A thread is a single flow of execution. A thread pool is a group of these threads; usually the threads in a thread pool are kept alive indefinitely (i.e. until program shutdown) so that as each new work-request comes in, it can be handed to the next available thread in the thread-pool for processing. (This is beneficial because it's more efficient to just wake up an existing thread and hand it some work than it is to always create a new thread every time a new work-request comes in, and then destroy the thread afterwards)
Can I have multiple thread pools (not threads) in my system.
Yes.
- I have been reading that general size of a threads in a thread pool is to be same as the number of processors or one more than the processor.
That's a good heuristic, but it's not a requirement; your thread pool can have as many or as few threads in it as you like. The reason people suggest that number is that if you have fewer threads in your thread pool than you have physical CPU cores, then under heavy load not all of your CPU cores will get used (e.g. if you have a 3-thread pool and 4 CPU cores, then under heavy load you'll have 3 CPU cores busy and 1 CPU core idle/wasted, and your program will take ~25% longer to finish the work than if it would have if it had 4 threads in the pool). On the other hand, if you have more threads than CPU cores, then under heavy load the "extra" threads merely end up time-sharing a CPU core together, slowing each other down and not providing any additional benefit in terms of work-completion-rate.
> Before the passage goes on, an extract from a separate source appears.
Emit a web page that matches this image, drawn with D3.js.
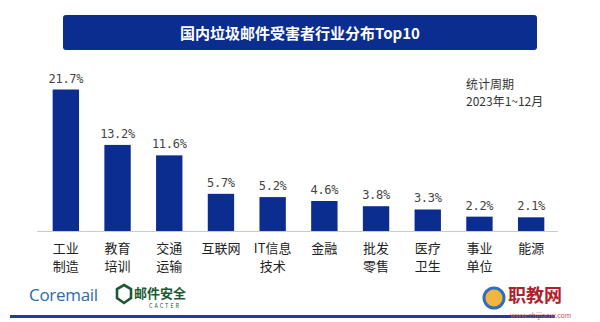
<!DOCTYPE html>
<html><head><meta charset="utf-8">
<script src="https://cdn.jsdelivr.net/npm/d3@7"></script>
<style>
html,body{margin:0;padding:0;background:#fff;}
svg{display:block;font-family:"Noto Sans CJK SC","Noto Sans",sans-serif;}
</style></head>
<body><svg id="c" width="600" height="322"></svg>
<script>
const title = "国内垃圾邮件受害者行业分布Top10";
const categories = [["工业","制造"],["教育","培训"],["交通","运输"],["互联网"],["IT信息","技术"],["金融"],["批发","零售"],["医疗","卫生"],["事业","单位"],["能源"]];
const values = [21.7, 13.2, 11.6, 5.7, 5.2, 4.6, 3.8, 3.3, 2.2, 2.1];
const noteLines = ["统计周期", "2023年1~12月"];

const svg = d3.select("#c");
const blue = "#0b2d8f";

// title banner
svg.append("rect").attr("x",63).attr("y",15).attr("width",474).attr("height",35).attr("rx",3).attr("fill",blue);
svg.append("text").attr("x",300).attr("y",38.5).attr("text-anchor","middle").attr("fill","#fff")
  .attr("font-size",15).attr("font-weight","bold").text(title);

const x = d3.scaleBand().domain(d3.range(values.length)).range([40,557]).paddingInner(0.49).paddingOuter(0.245);
const y = d3.scaleLinear().domain([0,21.7]).range([231,89.5]);

// baseline
svg.append("line").attr("x1",37).attr("x2",558).attr("y1",231.5).attr("y2",231.5).attr("stroke","#c8cbd2").attr("stroke-width",1);

svg.selectAll("rect.bar").data(values).join("rect").attr("class","bar")
  .attr("x",(d,i)=>x(i)).attr("width",x.bandwidth())
  .attr("y",d=>y(d)).attr("height",d=>y(0)-y(d)).attr("fill",blue);

svg.selectAll("text.val").data(values).join("text").attr("class","val")
  .attr("x",(d,i)=>x(i)+x.bandwidth()/2).attr("y",d=>y(d)-7)
  .attr("text-anchor","middle").attr("font-size",12).attr("fill","#444")
  .attr("font-family","'DejaVu Sans Mono',monospace").attr("letter-spacing",-0.3)
  .text(d=>d.toFixed(1)+"%");

const cat = svg.selectAll("g.cat").data(categories).join("g").attr("class","cat")
  .attr("transform",(d,i)=>`translate(${x(i)+x.bandwidth()/2},0)`);
cat.selectAll("text").data(d=>d).join("text")
  .attr("x",0).attr("y",(d,j)=>252.5+j*18).attr("text-anchor","middle")
  .attr("font-size",13).attr("fill","#222").text(d=>d);

// note
svg.selectAll("text.note").data(noteLines).join("text").attr("class","note")
  .attr("x",466).attr("y",(d,i)=>89+i*17).attr("font-size",12).attr("fill","#333").text(d=>d);

// footer logos
svg.append("text").attr("x",29).attr("y",301).attr("font-size",17).attr("fill","#2f6aa8")
  .attr("font-family","'Open Sans',sans-serif").attr("letter-spacing",-0.3).text("Coremail");
svg.append("path").attr("d","M124,285 L131,289 L131,298 L124,303 L117,298 L117,289 Z")
  .attr("fill","none").attr("stroke","#1d5a33").attr("stroke-width",2.6);
svg.append("text").attr("x",134).attr("y",298).attr("font-size",13).attr("font-weight","bold").attr("fill","#1d5a33").text("邮件安全");
svg.append("text").attr("x",165).attr("y",308).attr("text-anchor","middle").attr("font-size",5.5).attr("letter-spacing",2).attr("fill","#1d5a33").text("CACTER");
svg.append("rect").attr("x",10).attr("y",315).attr("width",545).attr("height",3).attr("fill","#1c3f9e");

// watermark
svg.append("circle").attr("cx",494).attr("cy",298).attr("r",10).attr("fill","#f2b640").attr("stroke","#2d6fc0").attr("stroke-width",3);
svg.append("text").attr("x",508).attr("y",302).attr("font-size",18).attr("font-weight","bold").attr("fill","#b0202a").text("职教网");
svg.append("text").attr("x",510).attr("y",318).attr("font-size",7).attr("fill","#c0505a").text("www.zhijiaow.com");
</script></body></html>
However under task manager my system shows more than 1000 threads active anytime..??
The thing to notice about those 1000 threads is that probably 99% of them are actually asleep at any given moment. Most threads aren't doing work all the time; rather they spend most of their lives waiting for some particular event to occur, quickly handling it, and then going back to sleep until the next event comes along for them to handle. That's the reason why you can have 1000 threads present on just a handful of CPU cores without everything bogging down.